■ YOUR TASK ■
The lines to extract run from the first line of the material below to the line containing "const fitPreheat = [1.55e-5, 6.5e-4];", both included; leave the pictures behind.

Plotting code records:
<<<<
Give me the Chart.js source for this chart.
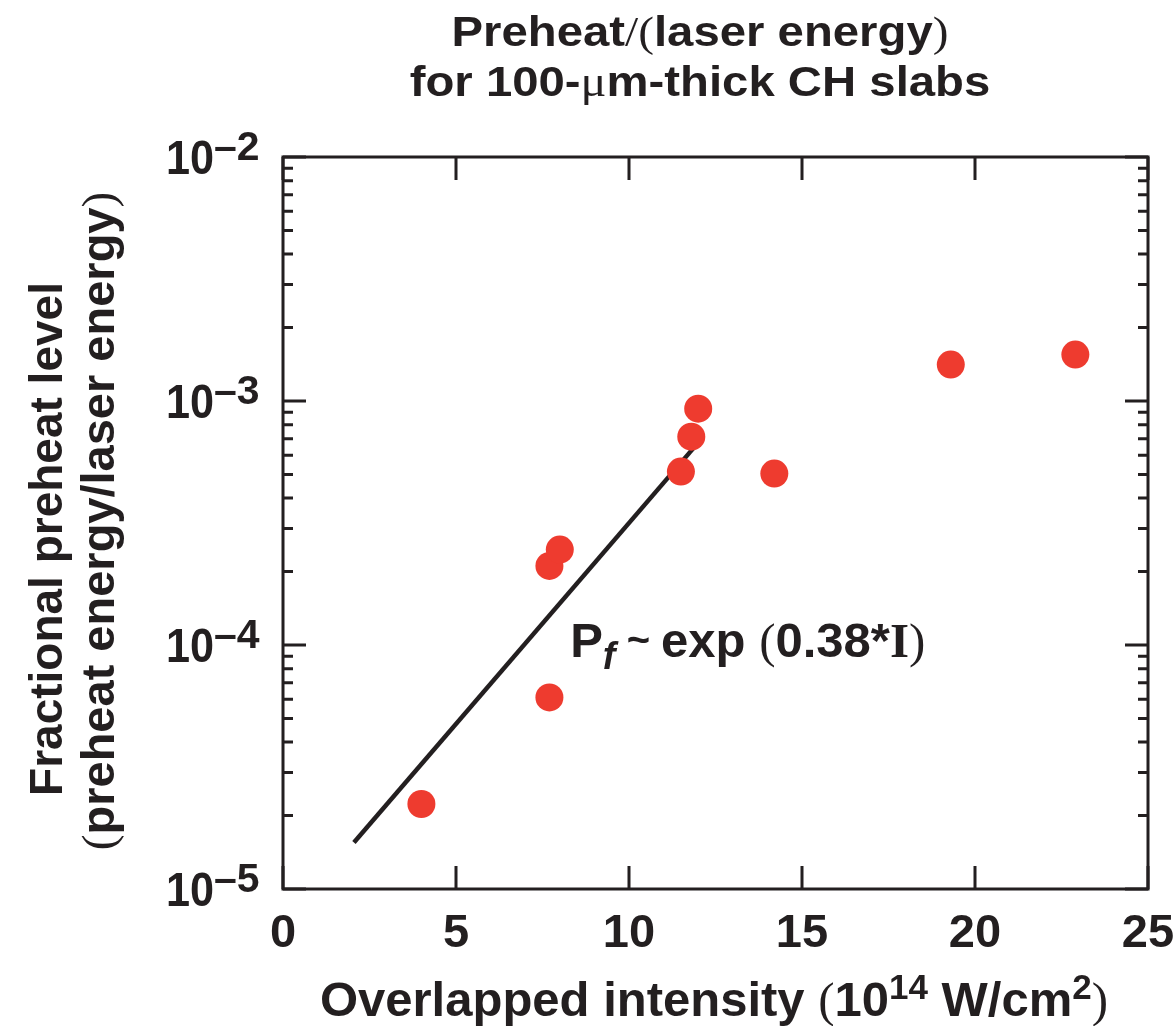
<!DOCTYPE html>
<html>
<head>
<meta charset="utf-8">
<script src="https://cdn.jsdelivr.net/npm/chart.js@4.4.1/dist/chart.umd.min.js"></script>
<style>
    html, body { margin: 0; padding: 0; background: #fff; }
    #wrap { width: 1175px; height: 1026px; }
</style>
</head>
<body>
<div id="wrap"><canvas id="preheat" width="1175" height="1026"></canvas></div>
<script>
// measured points: overlapped intensity (1e14 W/cm2) vs fractional preheat
const intensity = [4.0, 7.7, 7.7, 8.0, 11.5, 11.8, 12.0, 14.2, 19.3, 22.9];
const preheat = [2.23e-5, 6.1e-5, 2.11e-4, 2.46e-4, 5.14e-4, 7.14e-4, 9.3e-4, 5.04e-4, 1.41e-3, 1.55e-3];

// fit line Pf ~ exp(0.38*I), end points
const fitIntensity = [2.05, 11.9];
const fitPreheat = [1.55e-5, 6.5e-4];

// axis ticks
const xTicks = [0, 5, 10, 15, 20, 25];
const xTickLabels = ['0', '5', '10', '15', '20', '25'];
const yDecades = [1e-5, 1e-4, 1e-3, 1e-2];
const yExponents = ['\u20135', '\u20134', '\u20133', '\u20132'];
const yMinor = [2, 3, 4, 5, 6, 7, 8, 9];

// label anchor for the fit formula (data space)
const formulaAt = { x: 8.3, y: 8.95e-5 };

const INK = '#231F20';
const DOT = '#EE3B2F';
const SANS = '"Liberation Sans", Arial, Helvetica, sans-serif';
const SERIF = '"Liberation Serif", "Times New Roman", serif';

// draw a row of text pieces with different fonts
function drawRuns(ctx, runs, x, y, align) {
    let total = 0;
    runs.forEach((r) => {
        ctx.font = r.font;
        r.w = ctx.measureText(r.text).width;
        total += r.w;
    });
    let cx = x;
    if (align === 'center') cx = x - total / 2;
    if (align === 'right') cx = x - total;
    ctx.textAlign = 'left';
    ctx.textBaseline = 'alphabetic';
    runs.forEach((r) => {
        ctx.font = r.font;
        ctx.fillText(r.text, cx, y + (r.dy || 0));
        cx += r.w;
    });
}

const frameAndText = {
    id: 'frameAndText',
    afterDraw(chart) {
        const { ctx, chartArea: a, scales } = chart;
        const xs = scales.x;
        const ys = scales.y;
        ctx.save();
        ctx.strokeStyle = INK;
        ctx.fillStyle = INK;
        ctx.lineWidth = 3;
        ctx.lineCap = 'butt';

        // frame
        ctx.strokeRect(a.left, a.top, a.right - a.left, a.bottom - a.top);

        // x ticks, inward, top and bottom
        ctx.beginPath();
        xTicks.forEach((v) => {
            const px = xs.getPixelForValue(v);
            ctx.moveTo(px, a.bottom);
            ctx.lineTo(px, a.bottom - 23);
            ctx.moveTo(px, a.top);
            ctx.lineTo(px, a.top + 23);
        });
        // y ticks, inward, left and right
        yDecades.forEach((d, i) => {
            const py = ys.getPixelForValue(d);
            ctx.moveTo(a.left, py);
            ctx.lineTo(a.left + 23, py);
            ctx.moveTo(a.right, py);
            ctx.lineTo(a.right - 23, py);
            if (i < yDecades.length - 1) {
                yMinor.forEach((m) => {
                    const pm = ys.getPixelForValue(m * d);
                    ctx.moveTo(a.left, pm);
                    ctx.lineTo(a.left + 10, pm);
                    ctx.moveTo(a.right, pm);
                    ctx.lineTo(a.right - 10, pm);
                });
            }
        });
        ctx.stroke();

        // x tick labels
        ctx.font = `bold 47px ${SANS}`;
        ctx.textAlign = 'center';
        ctx.textBaseline = 'alphabetic';
        xTicks.forEach((v, i) => {
            ctx.fillText(xTickLabels[i], xs.getPixelForValue(v), a.bottom + 58);
        });

        // y tick labels 10^n
        yDecades.forEach((d, i) => {
            const py = ys.getPixelForValue(d);
            ctx.save();
            ctx.translate(214, py + 17);
            ctx.scale(0.96, 1.06);
            ctx.font = `bold 45px ${SANS}`;
            ctx.textAlign = 'right';
            ctx.fillText('10', 0, 0);
            ctx.restore();
            ctx.save();
            ctx.translate(214, py + 3);
            ctx.scale(1.05, 1.05);
            ctx.font = `bold 39px ${SANS}`;
            ctx.textAlign = 'left';
            ctx.fillText(yExponents[i], 0, 0);
            ctx.restore();
        });

        // title
        ctx.save();
        ctx.translate(700, 0);
        ctx.scale(1.1, 1);
        drawRuns(ctx, [
            { text: 'Preheat', font: `bold 43px ${SANS}` },
            { text: '/(', font: `43px ${SERIF}` },
            { text: 'laser energy', font: `bold 43px ${SANS}` },
            { text: ')', font: `43px ${SERIF}` },
        ], 0, 46, 'center');
        drawRuns(ctx, [
            { text: 'for 100-', font: `bold 43px ${SANS}` },
            { text: '\u03bc', font: `44px ${SERIF}` },
            { text: 'm-thick CH slabs', font: `bold 43px ${SANS}` },
        ], 0, 96, 'center');
        ctx.restore();

        // x axis title
        drawRuns(ctx, [
            { text: 'Overlapped intensity ', font: `bold 49px ${SANS}` },
            { text: '(', font: `49px ${SERIF}` },
            { text: '10', font: `bold 49px ${SANS}` },
            { text: '14', font: `bold 35px ${SANS}`, dy: -17 },
            { text: ' W/cm', font: `bold 49px ${SANS}` },
            { text: '2', font: `bold 35px ${SANS}`, dy: -17 },
            { text: ')', font: `49px ${SERIF}` },
        ], 714, 1016, 'center');

        // y axis title, two rotated lines
        ctx.save();
        ctx.translate(62, 539);
        ctx.rotate(-Math.PI / 2);
        drawRuns(ctx, [
            { text: 'Fractional preheat level', font: `bold 46px ${SANS}` },
        ], 0, 0, 'center');
        ctx.restore();
        ctx.save();
        ctx.translate(114, 521);
        ctx.rotate(-Math.PI / 2);
        drawRuns(ctx, [
            { text: '(', font: `47px ${SERIF}` },
            { text: 'preheat energy/laser energy', font: `bold 47px ${SANS}` },
            { text: ')', font: `47px ${SERIF}` },
        ], 0, 0, 'center');
        ctx.restore();

        // fit formula
        drawRuns(ctx, [
            { text: 'P', font: `bold 49px ${SANS}` },
            { text: 'f', font: `italic bold 38px ${SANS}`, dy: 12 },
            { text: ' ~ ', font: `bold 40px ${SANS}`, dy: -4 },
            { text: 'exp ', font: `bold 49px ${SANS}` },
            { text: '(', font: `49px ${SERIF}` },
            { text: '0.38*', font: `bold 49px ${SANS}` },
            { text: 'I', font: `bold 49px ${SERIF}` },
            { text: ')', font: `49px ${SERIF}` },
        ], xs.getPixelForValue(formulaAt.x), ys.getPixelForValue(formulaAt.y), 'left');

        ctx.restore();
    },
};

const ctx = document.getElementById('preheat').getContext('2d');

const chart = new Chart(ctx, {
    type: 'scatter',
    data: {
        datasets: [
            {
                label: 'Measured',
                data: intensity.map((x, i) => ({ x, y: preheat[i] })),
                backgroundColor: DOT,
                borderWidth: 0,
                pointRadius: 14,
                pointHoverRadius: 14,
                order: 0,
            },
            {
                type: 'line',
                label: 'Fit',
                data: fitIntensity.map((x, i) => ({ x, y: fitPreheat[i] })),
                borderColor: INK,
                borderWidth: 4.5,
                pointRadius: 0,
                showLine: true,
                fill: false,
                order: 1,
            },
        ],
    },
    options: {
        responsive: false,
        animation: false,
        devicePixelRatio: 1,
        events: [],
        layout: {
            padding: { top: 157, right: 27, left: 0, bottom: 0 },
        },
        plugins: {
            legend: { display: false },
            tooltip: { enabled: false },
            title: { display: false },
        },
        scales: {
            x: {
                type: 'linear',
                min: 0,
                max: 25,
                grid: { display: false },
                border: { display: false },
                ticks: { display: false },
                afterFit(scale) {
                    scale.height = 137;
                },
            },
            y: {
                type: 'logarithmic',
                min: 1e-5,
                max: 1e-2,
                grid: { display: false },
                border: { display: false },
                ticks: { display: false },
                afterFit(scale) {
                    scale.width = 283;
                },
            },
        },
    },
    plugins: [frameAndText],
});
</script>
</body>
</html>
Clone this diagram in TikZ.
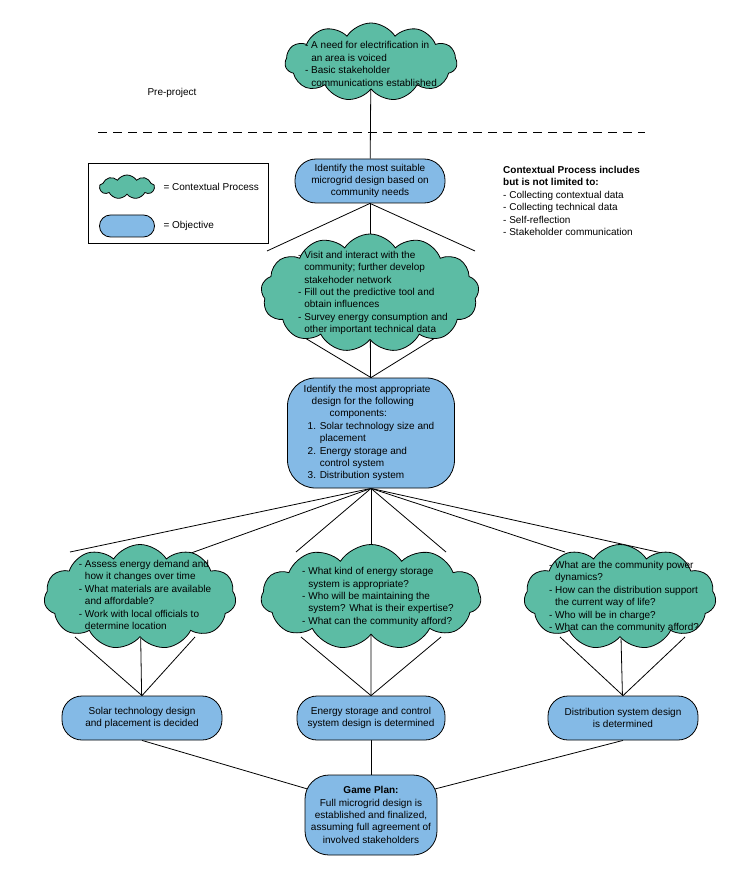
>>>>
■ ANSWER FOR THE TASK ■
Give me the Chart.js source for this chart.
<!DOCTYPE html>
<html>
<head>
<meta charset="utf-8">
<script src="https://cdn.jsdelivr.net/npm/chart.js@4.4.1/dist/chart.umd.min.js"></script>
<style>
    html, body { margin: 0; padding: 0; background: #fff; }
    #wrap { width: 1175px; height: 1026px; }
</style>
</head>
<body>
<div id="wrap"><canvas id="preheat" width="1175" height="1026"></canvas></div>
<script>
// measured points: overlapped intensity (1e14 W/cm2) vs fractional preheat
const intensity = [4.0, 7.7, 7.7, 8.0, 11.5, 11.8, 12.0, 14.2, 19.3, 22.9];
const preheat = [2.23e-5, 6.1e-5, 2.11e-4, 2.46e-4, 5.14e-4, 7.14e-4, 9.3e-4, 5.04e-4, 1.41e-3, 1.55e-3];

// fit line Pf ~ exp(0.38*I), end points
const fitIntensity = [2.05, 11.9];
const fitPreheat = [1.55e-5, 6.5e-4];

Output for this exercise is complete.